As for the film itself The Mule begins on a less than innovative note by using the America’s Cup race of 1983 to establish its time period. However as the movie progresses the race is transformed from a banal indication of The Mule's period bona fides into a loopy simile for the battle of wills that drives the film. Ray Jenkins (Angus Sampson) is a drug mule who, when caught, refuses an examination that would reveal his wrongdoing. In response the police decide to hold him until he, uh, expels the evidence. Will Jenkins hold on or will the police be triumphant? It’s a bit like the America’s Cup race although I’m still not sure exactly how that's so...

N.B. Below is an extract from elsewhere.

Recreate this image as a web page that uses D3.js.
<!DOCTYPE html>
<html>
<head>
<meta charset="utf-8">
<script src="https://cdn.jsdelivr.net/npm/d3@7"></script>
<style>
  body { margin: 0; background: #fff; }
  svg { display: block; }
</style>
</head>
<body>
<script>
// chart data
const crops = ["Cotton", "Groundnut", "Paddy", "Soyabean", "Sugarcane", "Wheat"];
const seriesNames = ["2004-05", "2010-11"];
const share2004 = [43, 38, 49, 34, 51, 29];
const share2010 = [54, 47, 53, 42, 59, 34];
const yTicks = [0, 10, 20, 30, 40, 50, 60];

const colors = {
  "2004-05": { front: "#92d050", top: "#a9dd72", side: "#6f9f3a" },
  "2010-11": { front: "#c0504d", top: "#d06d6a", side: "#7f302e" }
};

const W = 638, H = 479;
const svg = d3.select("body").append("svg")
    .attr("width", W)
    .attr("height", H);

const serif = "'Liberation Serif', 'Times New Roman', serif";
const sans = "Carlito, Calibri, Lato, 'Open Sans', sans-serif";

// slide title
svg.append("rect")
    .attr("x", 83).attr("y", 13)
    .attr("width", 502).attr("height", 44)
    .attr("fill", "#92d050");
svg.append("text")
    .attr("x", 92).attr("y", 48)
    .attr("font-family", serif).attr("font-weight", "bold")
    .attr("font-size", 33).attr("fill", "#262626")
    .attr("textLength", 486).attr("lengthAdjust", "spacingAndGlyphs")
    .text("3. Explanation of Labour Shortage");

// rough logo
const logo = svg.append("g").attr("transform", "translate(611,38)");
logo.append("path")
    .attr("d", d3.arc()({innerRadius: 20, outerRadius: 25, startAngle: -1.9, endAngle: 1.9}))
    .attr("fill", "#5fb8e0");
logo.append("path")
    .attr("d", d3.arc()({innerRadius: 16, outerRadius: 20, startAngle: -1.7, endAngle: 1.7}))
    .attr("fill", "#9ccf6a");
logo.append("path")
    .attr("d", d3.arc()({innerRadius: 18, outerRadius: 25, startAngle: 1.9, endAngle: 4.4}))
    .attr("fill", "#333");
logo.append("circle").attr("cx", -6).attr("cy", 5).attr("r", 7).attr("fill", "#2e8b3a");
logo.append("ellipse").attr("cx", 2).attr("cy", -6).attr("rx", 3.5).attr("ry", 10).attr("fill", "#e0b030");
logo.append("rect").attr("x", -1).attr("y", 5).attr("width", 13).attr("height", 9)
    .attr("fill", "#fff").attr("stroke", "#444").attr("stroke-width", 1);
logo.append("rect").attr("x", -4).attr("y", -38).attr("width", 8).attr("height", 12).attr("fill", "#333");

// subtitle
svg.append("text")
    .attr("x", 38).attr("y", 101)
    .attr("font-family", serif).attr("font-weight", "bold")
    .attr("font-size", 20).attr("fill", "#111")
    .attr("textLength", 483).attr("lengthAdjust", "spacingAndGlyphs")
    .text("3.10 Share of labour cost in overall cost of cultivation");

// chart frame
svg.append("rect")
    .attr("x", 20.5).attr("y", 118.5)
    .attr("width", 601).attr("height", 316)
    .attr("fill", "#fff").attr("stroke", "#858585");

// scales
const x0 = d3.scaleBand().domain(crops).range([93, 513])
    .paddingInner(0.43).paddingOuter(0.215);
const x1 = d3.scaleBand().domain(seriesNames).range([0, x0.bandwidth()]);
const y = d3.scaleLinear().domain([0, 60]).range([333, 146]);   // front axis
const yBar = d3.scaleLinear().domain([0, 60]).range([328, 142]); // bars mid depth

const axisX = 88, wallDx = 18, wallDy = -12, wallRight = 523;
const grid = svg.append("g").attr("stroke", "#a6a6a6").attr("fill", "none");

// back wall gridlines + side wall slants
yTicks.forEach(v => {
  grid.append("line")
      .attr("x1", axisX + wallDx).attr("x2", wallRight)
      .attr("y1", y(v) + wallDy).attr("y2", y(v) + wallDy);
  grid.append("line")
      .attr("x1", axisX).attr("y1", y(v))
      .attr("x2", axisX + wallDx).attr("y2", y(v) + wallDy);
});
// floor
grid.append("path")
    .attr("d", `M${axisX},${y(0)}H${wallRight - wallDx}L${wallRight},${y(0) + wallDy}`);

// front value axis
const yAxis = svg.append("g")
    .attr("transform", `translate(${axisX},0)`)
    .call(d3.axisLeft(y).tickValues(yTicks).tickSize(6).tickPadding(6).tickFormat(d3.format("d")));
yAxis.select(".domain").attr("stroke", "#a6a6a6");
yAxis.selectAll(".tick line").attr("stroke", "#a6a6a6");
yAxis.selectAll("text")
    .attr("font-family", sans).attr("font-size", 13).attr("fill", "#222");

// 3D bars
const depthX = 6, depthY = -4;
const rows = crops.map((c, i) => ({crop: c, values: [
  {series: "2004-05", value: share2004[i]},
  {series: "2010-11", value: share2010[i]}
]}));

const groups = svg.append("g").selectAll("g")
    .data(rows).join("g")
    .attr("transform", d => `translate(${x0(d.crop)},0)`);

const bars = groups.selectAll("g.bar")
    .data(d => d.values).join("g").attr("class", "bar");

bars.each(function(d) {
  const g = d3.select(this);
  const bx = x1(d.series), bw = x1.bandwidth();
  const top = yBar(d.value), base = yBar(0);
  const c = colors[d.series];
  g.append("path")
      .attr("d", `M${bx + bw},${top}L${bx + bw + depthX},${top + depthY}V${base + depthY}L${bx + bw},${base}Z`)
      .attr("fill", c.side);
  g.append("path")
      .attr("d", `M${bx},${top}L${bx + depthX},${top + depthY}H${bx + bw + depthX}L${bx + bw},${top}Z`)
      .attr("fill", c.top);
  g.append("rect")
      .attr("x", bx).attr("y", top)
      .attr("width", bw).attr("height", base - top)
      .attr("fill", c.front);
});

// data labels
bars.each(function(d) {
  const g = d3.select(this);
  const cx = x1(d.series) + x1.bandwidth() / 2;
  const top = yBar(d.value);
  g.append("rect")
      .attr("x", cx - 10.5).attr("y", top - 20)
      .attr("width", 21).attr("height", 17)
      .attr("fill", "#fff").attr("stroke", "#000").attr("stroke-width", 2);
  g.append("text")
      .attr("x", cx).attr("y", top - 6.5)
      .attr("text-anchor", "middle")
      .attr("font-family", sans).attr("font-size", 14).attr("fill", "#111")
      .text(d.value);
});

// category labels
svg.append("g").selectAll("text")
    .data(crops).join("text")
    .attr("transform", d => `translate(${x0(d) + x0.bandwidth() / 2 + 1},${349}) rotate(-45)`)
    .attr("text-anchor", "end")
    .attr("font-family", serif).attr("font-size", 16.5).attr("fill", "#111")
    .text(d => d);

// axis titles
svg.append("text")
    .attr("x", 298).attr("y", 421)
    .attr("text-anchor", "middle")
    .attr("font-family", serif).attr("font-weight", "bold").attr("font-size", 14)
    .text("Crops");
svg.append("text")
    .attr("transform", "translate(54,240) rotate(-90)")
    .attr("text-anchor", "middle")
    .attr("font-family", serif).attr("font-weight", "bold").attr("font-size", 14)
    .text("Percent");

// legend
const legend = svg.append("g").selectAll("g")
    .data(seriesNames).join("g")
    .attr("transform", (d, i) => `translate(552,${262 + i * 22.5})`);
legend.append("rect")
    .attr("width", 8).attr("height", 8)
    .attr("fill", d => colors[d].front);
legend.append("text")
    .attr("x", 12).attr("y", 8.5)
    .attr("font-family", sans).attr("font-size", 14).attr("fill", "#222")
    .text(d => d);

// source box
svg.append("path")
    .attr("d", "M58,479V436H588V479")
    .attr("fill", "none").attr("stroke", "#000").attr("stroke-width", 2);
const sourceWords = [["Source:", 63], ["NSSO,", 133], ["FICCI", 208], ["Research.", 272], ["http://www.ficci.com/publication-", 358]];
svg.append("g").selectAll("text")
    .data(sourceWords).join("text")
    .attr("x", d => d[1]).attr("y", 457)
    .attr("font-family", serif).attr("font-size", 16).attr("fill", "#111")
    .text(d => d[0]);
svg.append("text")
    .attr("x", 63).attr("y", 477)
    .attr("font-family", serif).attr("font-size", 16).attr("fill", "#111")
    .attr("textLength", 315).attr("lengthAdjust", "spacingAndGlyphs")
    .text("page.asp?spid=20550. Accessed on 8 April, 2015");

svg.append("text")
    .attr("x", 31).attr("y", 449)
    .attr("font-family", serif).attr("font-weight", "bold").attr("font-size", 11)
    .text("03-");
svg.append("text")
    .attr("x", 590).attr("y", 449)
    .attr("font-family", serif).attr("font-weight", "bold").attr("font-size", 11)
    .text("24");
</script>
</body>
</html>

Sampson has the perfect face for this role: with his large lips, weak chin and long forehead emphasised by a particularly awful haircut he genuinely looks like a regular, somewhat feckless, bloke drowning in 1980s Australian suburbia. There’s an obvious class difference between him and the clean cut, suit wearing Det. Les Paris (Ewen Leslie) although this is kept as subtext for most of the film until it’s brought sharply into focus in their final confrontation.

Not that the subtext is subtle. One scene plays as a parody of The Castle’s alternately condescending and celebratory portrayal of lower middle class Australia. Which is fitting because The Mule lands in a similar place: ultimately the rich assholes are vanquished, racism takes a literal beating and the middle class can relax in the knowledge that their moral balance is in the green, no matter how much money they’ve made from selling drugs or how poorly they’ve treated women. (Oh c’mon Glen, It’s all for a laugh.)

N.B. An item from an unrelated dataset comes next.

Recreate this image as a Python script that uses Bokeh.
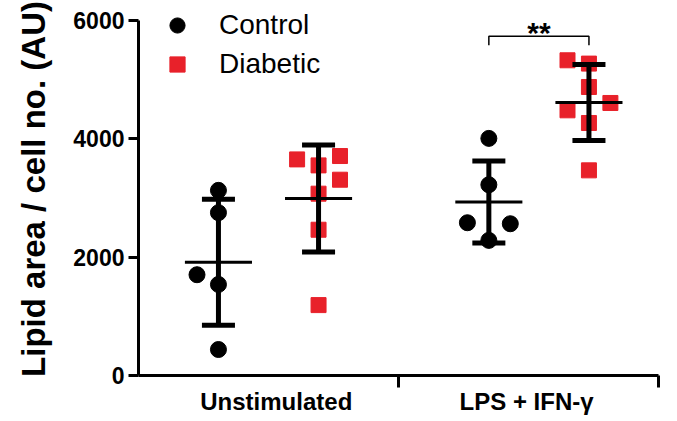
import numpy as np
from bokeh.plotting import figure
from bokeh.models import FixedTicker, Range1d, Legend, LegendItem, ColumnDataSource
from bokeh.embed import file_html
from bokeh.resources import INLINE
from bokeh.core.properties import value

# ---------------- data ----------------
categories = ["Unstimulated", "LPS + IFN-γ"]
series_names = ["Control", "Diabetic"]
ctrl_unstim = [3127, 2750, 1702, 1538, 439]
diab_unstim = [3650, 3549, 3707, 3307, 3071, 2462, 1189]
ctrl_lps = [4005, 3222, 2580, 2563, 2282]
diab_lps = [5324, 5268, 4873, 4603, 4479, 4265, 3465]
y_ticks = [0, 2000, 4000, 6000]
sig_label = "**"

# ---------------- layout / style ----------------
FONT = "Liberation Sans"
RED = "#E8212A"
label_pos = [1.06, 2.985]
group_pos = [1.0, 3.08]
dodge = [-0.385, 0.385]
jit_step = 0.165
jitter = {
    (0, 0): [0, 0, -1, 0, 0],
    (0, 1): [-1, 0, 1, 1, 0, 0, 0],
    (1, 0): [0, 0, -1, 1, 0],
    (1, 1): [-1, 0, 0, 1, -1, 0, 0],
}
values = {(0, 0): ctrl_unstim, (0, 1): diab_unstim, (1, 0): ctrl_lps, (1, 1): diab_lps}

p = figure(width=677, height=421, output_backend="svg", toolbar_location=None,
           x_range=Range1d(0, 4), y_range=Range1d(0, 6300),
           min_border_left=138, min_border_right=19, min_border_top=2, min_border_bottom=46)
p.outline_line_color = None
p.xgrid.visible = False
p.ygrid.visible = False
p.background_fill_color = "white"

renderers = []
for s in range(2):
    xs, ys = [], []
    for c in range(2):
        v = values[(c, s)]
        xc = group_pos[c] + dodge[s]
        xs += [xc + j * jit_step for j in jitter[(c, s)]]
        ys += list(v)
    src = ColumnDataSource(dict(x=xs, y=ys))
    if s == 0:
        r = p.scatter("x", "y", source=src, marker="circle", size=16, color="black")
    else:
        r = p.scatter("x", "y", source=src, marker="square", size=15, color=RED)
    renderers.append(r)

# mean +/- SD
for (c, s), v in values.items():
    xc = group_pos[c] + dodge[s]
    m = float(np.mean(v))
    sd = float(np.std(v, ddof=1))
    p.segment(x0=[xc], y0=[m - sd], x1=[xc], y1=[m + sd], line_width=5, color="black")
    p.segment(x0=[xc - 0.127] * 2, y0=[m - sd, m + sd], x1=[xc + 0.127] * 2, y1=[m - sd, m + sd],
              line_width=5, color="black")
    p.segment(x0=[xc - 0.258], y0=[m], x1=[xc + 0.258], y1=[m], line_width=3, color="black")

# significance bracket over LPS group
xl = group_pos[1] + dodge[0]
xr = group_pos[1] + dodge[1]
p.multi_line(xs=[[xl, xl, xr, xr]], ys=[[5580, 5730, 5730, 5580]], line_width=1.5, color="black")
p.text(x=[(xl + xr) / 2], y=[5800], text=[sig_label], text_font=value(FONT),
       text_font_size="30px", text_font_style="bold", text_align="center",
       text_baseline="middle", text_color="black")

# axes
xa = p.xaxis[0]
xa.ticker = FixedTicker(ticks=label_pos, minor_ticks=[2, 4])
xa.major_label_overrides = {label_pos[0]: categories[0], label_pos[1]: categories[1]}
xa.major_tick_out = 0
xa.major_tick_in = 0
xa.minor_tick_out = 12
xa.minor_tick_in = 0
xa.minor_tick_line_width = 3
xa.minor_tick_line_color = "black"
xa.axis_line_width = 3
xa.axis_line_color = "black"
xa.major_label_text_font = FONT
xa.major_label_text_font_size = "24px"
xa.major_label_text_font_style = "bold"
xa.major_label_text_color = "black"
xa.major_label_standoff = 0

ya = p.yaxis[0]
ya.bounds = (0, 6000)
ya.ticker = FixedTicker(ticks=y_ticks, minor_ticks=[])
ya.major_tick_out = 10
ya.major_tick_in = 0
ya.major_tick_line_width = 3
ya.major_tick_line_color = "black"
ya.axis_line_width = 3
ya.axis_line_color = "black"
ya.major_label_text_font = FONT
ya.major_label_text_font_size = "23px"
ya.major_label_text_font_style = "bold"
ya.major_label_text_color = "black"
ya.major_label_standoff = 4
ya.axis_label = "Lipid area / cell no. (AU)"
ya.axis_label_text_font = FONT
ya.axis_label_text_font_size = "33px"
ya.axis_label_text_font_style = "bold"
ya.axis_label_text_color = "black"
ya.axis_label_standoff = 18

legend = Legend(items=[LegendItem(label=series_names[0], renderers=[renderers[0]]),
                       LegendItem(label=series_names[1], renderers=[renderers[1]])],
                location=(20, 292), glyph_width=38, glyph_height=38, spacing=1,
                padding=3, margin=0, label_standoff=23,
                label_text_font=FONT, label_text_font_size="28px", label_text_color="black",
                border_line_color=None, background_fill_alpha=0)
p.add_layout(legend)

open("out.html", "w").write(file_html(p, INLINE))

The comedy element of the film has been somewhat oversold in its marketing although Hugo Weaving finds the humour in Les Paris’ repulsive partner, Angus Sampson is particularly funny when woozily declaring victory in the rather unconventional contest and Georgina Haig, despite being underutilised, finds a kind of derangement in her crusading legal aid lawyer’s decision to ditch her values for the pleasure of putting one over the cops. For the most part though this is a low key suburban thriller with a jarring edge courtesy of co-writer Leigh Whannell’s horror past.

If I’ve made it sound like a film driven by its performances and script that’s because it is. That’s not to say its cinematography is inept or boring. For example there’s a neat series of rhyming two shots, a good use is found for a garish neon sign and John Noble is particularly menacing as a silhouette behind plastic drapes.

Such unremarkable competence is a good synecdoche for the film as a whole. Its attempt at social commentary is not thoughtless but it doesn’t really get off the ground, its attempt at humour is funny but comes and goes, and its attempt to be thrilling bears uneven results – sometimes uneasily threatening and sometimes jarringly violent.